Investors objected from the start
Not only was the fiscal plan untenable for investors, but the political optics of offering the biggest tax cuts to the highest earners generated a tremendous political backlash. The Conservative Party’s polling for the next general election has fallen from being 10 points behind its main rival Labour, to being over 30 points behind in more recent polls. This would almost certainly lead to a landslide victory for Labour not seen since the 1997 election.
Kwarteng responded to the political crisis by cancelling the most controversial change, the scrapping of the additional (45%) rate of tax. He also announced a fiscal update by the end of October which this time would include a forecast from the independent Office for Budgetary Responsibility (OBR), which he had previously excluded.
However, with BoE support drawing to a close on Friday 14 October, Truss had little choice but to take further steps. Truss summoned her first-choice chancellor from an IMF meeting in Washington to inform him of his dismissal. With just 38 days in the post, Kwarteng became the shortest serving chancellor not to die in office.
Four chancellors in four months
Truss announced that former health secretary Jeremy Hunt would become the new chancellor, and that the plan to cancel the rise in corporation tax is now being reversed. The corporation tax rate will now rise from 19% to 25% as previously planned.
However, there were more U-turns to follow. By close on Friday 14 October, gilt yields had started to rise again, as the two effective tax cut cancellations were clearly not enough to restore confidence. Fearful of what could happen in the absence of the BoE’s backstop, Hunt announced on the morning of Monday 17 October that almost all of the fiscal giveaway measures from the mini-budget would be dropped.
Only the reversal of the increase in national insurance contributions from April 2022 would remain, along with the cuts to stamp duty (housing transaction tax). Moreover, he went a step further. The one percentage point reduction in the standard income tax rate, which was brought forward to April 2022 would remain unchanged indefinitely – more restrictive than even before the mini-budget.
In addition, Liz Truss’s flagship policy of the Energy Price Guarantee will no longer run for two years, but instead be reviewed and updated in the spring, with a view of reducing its cost. We expect the chancellor to follow the Germanic approach and encourage energy efficiency by offering a subsidised rate on the first 70% to 80% of typical consumption, with the rest facing market prices.
By our calculation, the reversals announced so far could reduce government borrowing by just under £100bn or 4% of GDP by 2026-27. However, we expect a squeeze on public spending to be unveiled at the Halloween fiscal statement, along with potentially further tightening measures.
The reaction in markets to recent events has been more positive. Sterling is up just under 2% on the day against the US dollar, and 0.7% against the euro. The benchmark 10-year gilt yield has fallen by 35 basis points, and the more challenged 30-year gilt has seen its yield fall by 41 basis points.

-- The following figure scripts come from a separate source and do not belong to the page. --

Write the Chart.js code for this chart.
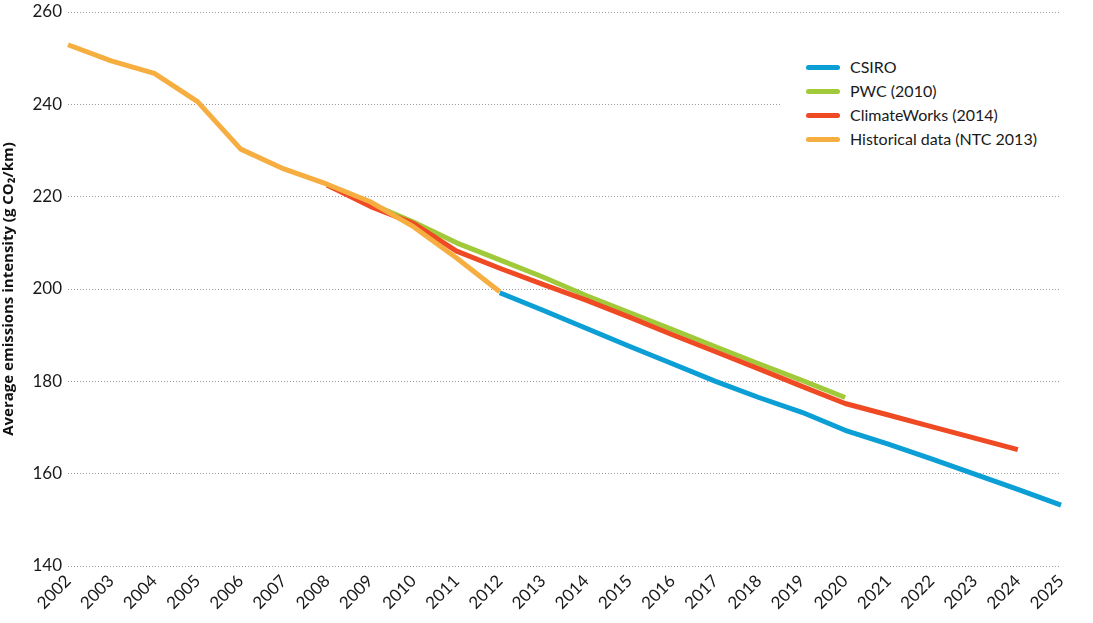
<!DOCTYPE html>
<html>
<head>
<meta charset="utf-8">
<script src="https://cdn.jsdelivr.net/npm/chart.js@4.4.1/dist/chart.umd.min.js"></script>
<style>
  html, body { margin: 0; padding: 0; background: #fff; }
  #wrap { position: relative; width: 1093px; height: 623px; }
  #legend { position: absolute; left: 781px; top: 48px; width: 279px; height: 112px; background: #fff;
            font-family: Lato, "Noto Sans", sans-serif; font-size: 16px; color: #1a1a1a; }
  .item { position: absolute; left: 25px; height: 24px; line-height: 24px; white-space: nowrap; }
  .swatch { display: inline-block; width: 34px; height: 5px; border-radius: 3px; vertical-align: middle; margin-right: 10px; position: relative; top: -1px; }
</style>
</head>
<body>
<div id="wrap">
  <canvas id="c" width="1093" height="623"></canvas>
  <div id="legend"></div>
</div>
<script>
const years = ["2002","2003","2004","2005","2006","2007","2008","2009","2010","2011","2012","2013","2014","2015","2016","2017","2018","2019","2020","2021","2022","2023","2024","2025"];
const csiro = [null,null,null,null,null,null,null,null,null,null,199.2,195.4,191.5,187.6,183.8,180.0,176.5,173.3,169.4,166.4,163.2,159.9,156.6,153.2];
const pwc = [null,null,null,null,null,null,222.5,218.5,214.5,210.0,206.3,202.6,198.6,194.9,191.2,187.5,183.8,180.2,176.5,null,null,null,null,null];
const climateWorks = [null,null,null,null,null,null,222.5,217.9,214.2,208.2,204.5,201.0,197.6,193.9,190.1,186.4,182.7,178.9,175.2,172.7,170.2,167.7,165.2,null];
const historical = [252.9,249.4,246.7,240.6,230.3,226.0,222.7,218.9,213.5,206.7,199.4,null,null,null,null,null,null,null,null,null,null,null,null,null];
const yTicks = [140,160,180,200,220,240,260];

const series = [
  {label: "CSIRO", data: csiro, color: "#0b9fd5"},
  {label: "PWC (2010)", data: pwc, color: "#a0ca3a"},
  {label: "ClimateWorks (2014)", data: climateWorks, color: "#ef4a24"},
  {label: "Historical data (NTC 2013)", data: historical, color: "#f6ae40"}
];

// legend (HTML text)
const lg = document.getElementById('legend');
series.forEach((s, i) => {
  const d = document.createElement('div');
  d.className = 'item';
  d.style.top = (7 + i * 24) + 'px';
  d.innerHTML = '<span class="swatch" style="background:' + s.color + '"></span>' + s.label;
  lg.appendChild(d);
});

// drawing order: historical on top
const drawOrder = [3, 2, 1, 0];
const datasets = drawOrder.map(i => ({
  label: series[i].label,
  data: series[i].data,
  borderColor: series[i].color,
  backgroundColor: series[i].color,
  borderWidth: 5,
  pointRadius: 0,
  tension: 0,
  fill: false,
  spanGaps: false,
  borderCapStyle: 'butt',
  borderJoinStyle: 'round'
}));

new Chart(document.getElementById('c'), {
  type: 'line',
  data: { labels: years, datasets: datasets },
  options: {
    responsive: false,
    animation: false,
    layout: { padding: { top: 12, right: 32, left: 0, bottom: 0 } },
    plugins: { legend: { display: false }, tooltip: { enabled: false } },
    scales: {
      x: {
        offset: false,
        grid: { display: false, drawTicks: false },
        border: { display: false },
        ticks: {
          autoSkip: false, maxRotation: 45, minRotation: 45, padding: 5,
          color: '#1a1a1a', font: { family: 'Lato', size: 17 }
        },
        afterFit: (s) => { s.height = 57; s.paddingLeft = 0; s.paddingRight = 0; }
      },
      y: {
        min: 140, max: 260,
        afterBuildTicks: (s) => { s.ticks = yTicks.map(v => ({ value: v })); },
        grid: { color: '#9a9a9a', lineWidth: 1, drawTicks: false },
        border: { display: false, dash: [1, 2] },
        ticks: { padding: 6, color: '#1a1a1a', font: { family: 'Lato', size: 17 } },
        title: {
          display: true, text: 'Average emissions intensity (g CO₂/km)',
          color: '#111', padding: { top: 0, bottom: 4 },
          font: { family: '"Liberation Sans Narrow", "Open Sans", sans-serif', size: 15, weight: 'bold' }
        },
        afterFit: (s) => { s.width = 68; s.paddingTop = 0; s.paddingBottom = 0; }
      }
    }
  }
});
</script>
</body>
</html>
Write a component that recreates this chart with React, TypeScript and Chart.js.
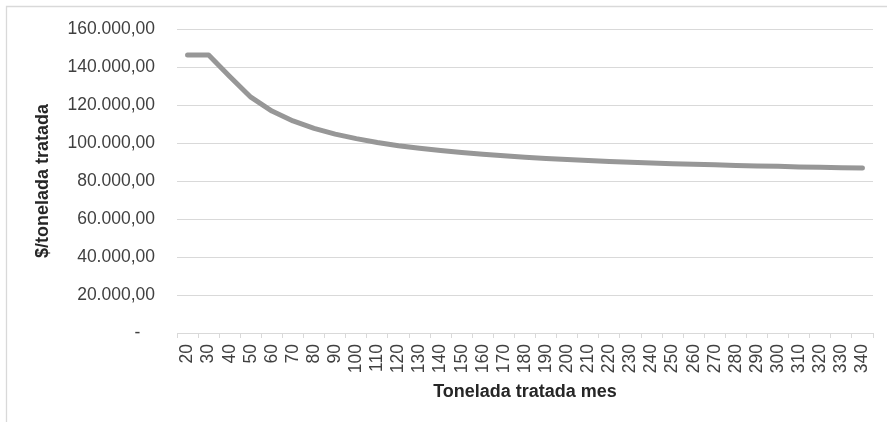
import React, { useEffect, useRef } from "react";
import { Chart, registerables } from "chart.js";

Chart.register(...registerables);

const categories: string[] = [
  "20", "30", "40", "50", "60", "70", "80", "90", "100", "110", "120",
  "130", "140", "150", "160", "170", "180", "190", "200", "210", "220",
  "230", "240", "250", "260", "270", "280", "290", "300", "310", "320",
  "330", "340",
];

const costPerTon: number[] = [
  146300, 146300, 135000, 124100, 116800, 111600, 107700, 104700, 102300,
  100300, 98600, 97200, 96000, 95000, 94100, 93300, 92500, 91900, 91300,
  90800, 90300, 89900, 89500, 89100, 88800, 88500, 88200, 87900, 87700,
  87400, 87200, 87000, 86800,
];

const yMin = 0;
const yMax = 160000;
const yStep = 20000;

const xTitle = "Tonelada tratada mes";
const yTitle = "$/tonelada tratada";

function formatValue(v: number): string {
  if (v === 0) return "-   ";
  const intPart = Math.round(v).toString().replace(/\B(?=(\d{3})+(?!\d))/g, ".");
  return intPart + ",00";
}

const frame = {
  id: "frame",
  beforeDraw(chart: any) {
    const ctx = chart.ctx;
    ctx.save();
    ctx.fillStyle = "#ffffff";
    ctx.fillRect(0, 0, chart.width, chart.height);
    ctx.strokeStyle = "#d9d9d9";
    ctx.lineWidth = 1.3;
    ctx.beginPath();
    ctx.moveTo(6.5, chart.height + 2);
    ctx.lineTo(6.5, 6.5);
    ctx.lineTo(chart.width + 2, 6.5);
    ctx.stroke();
    ctx.restore();
  },
};

export default function App() {
  const ref = useRef<HTMLCanvasElement | null>(null);

  useEffect(() => {
    if (!ref.current) return;
    const font = "'Liberation Sans', Arial, sans-serif";
    const chart = new Chart(ref.current, {
      type: "line",
      data: {
        labels: categories,
        datasets: [
          {
            data: costPerTon,
            borderColor: "#979797",
            borderWidth: 5,
            borderCapStyle: "round",
            borderJoinStyle: "round",
            pointRadius: 0,
            tension: 0,
            fill: false,
          },
        ],
      },
      options: {
        animation: false,
        responsive: true,
        maintainAspectRatio: false,
        layout: { padding: { top: 29, right: 14, bottom: 0, left: 0 } },
        plugins: {
          legend: { display: false },
          tooltip: { enabled: false },
          title: { display: false },
        },
        scales: {
          x: {
            type: "category",
            offset: true,
            afterFit(scale: any) {
              scale.height = 89;
              scale.paddingLeft = 0;
              scale.paddingRight = 0;
            },
            grid: {
              offset: true,
              drawOnChartArea: false,
              drawTicks: true,
              tickLength: 5,
              color: "#d9d9d9",
              lineWidth: 1,
            },
            border: { display: true, color: "#d9d9d9", width: 1 },
            ticks: {
              autoSkip: false,
              maxRotation: 90,
              minRotation: 90,
              padding: 6,
              color: "#404040",
              font: { family: font, size: 17.5 },
            },
            title: {
              display: true,
              text: xTitle,
              color: "#262626",
              font: { family: font, size: 18, weight: "bold" },
              padding: { top: 0, bottom: 19.6 },
            },
          },
          y: {
            min: yMin,
            max: yMax,
            afterFit(scale: any) {
              scale.width = 177;
              scale.paddingTop = 0;
              scale.paddingBottom = 0;
            },
            grid: {
              drawTicks: false,
              color: "#d9d9d9",
              lineWidth: 1,
            },
            border: { display: false },
            ticks: {
              stepSize: yStep,
              padding: 22,
              color: "#404040",
              font: { family: font, size: 17.5 },
              callback: (v: any) => formatValue(Number(v)),
            },
            title: {
              display: true,
              text: yTitle,
              color: "#262626",
              font: { family: font, size: 18, weight: "bold" },
              padding: { top: 31.9, bottom: 0 },
            },
          },
        },
      },
      plugins: [frame],
    });
    return () => chart.destroy();
  }, []);

  return (
    <div style={{ position: "fixed", left: 0, top: 0, width: 887, height: 422 }}>
      <canvas ref={ref} />
    </div>
  );
}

While markets have reacted positively, both the pound and gilt yields have not returned to pre-mini budget levels. We do not expect them to in the near term. Given the volatility and frailty of the UK government, investors are rightly demanding a discount on UK assets to compensate for the additional risk and uncertainty in the policies they announce (and retract).
Less pressure on BoE to hike aggressively
Given the withdrawal of fiscal stimulus, the BoE will be under less pressure to raise interest rates by as much. Money markets were pricing a peak in rates of 5.5% from the current rate of 2.25%, but this has now fallen back to 4.75% following the government’s retreat.
However, we expect the BoE to remain dovish, and while it is likely to accelerate rate increases at its next monetary policy meeting in November, we forecast the BoE to raise rates by less than markets expect, potentially a peak of 4.5%. This would be helpful for households facing refinancing difficulties with their mortgages, but may result in inflation remaining more sticky in the economy.
Can Liz Truss survive?
The story may yet need a final chapter, as rumours continue to suggest that the Conservative Party may still oust Liz Truss in order to strengthen its position with the public ahead of the next general election, which must take place by January 2025. After all, the growth plan on which she based her campaign has been torn to shreds, and she has had to be rescued by a colleague from the opposite wing of the party. Even friendly newspapers are asking whether Jeremy Hunt is now running the country.
If Truss resigns or is pushed out, then the party would be wise to put forward a unity candidate or team to replace the prime minister. Further division could prompt a general election, which may require the Crown’s intervention.
Betting markets have a two-thirds probability that Liz Truss will be forced out before the end of the year. Could we yet see a fifth chancellor in five months? Investors remain understandably nervous.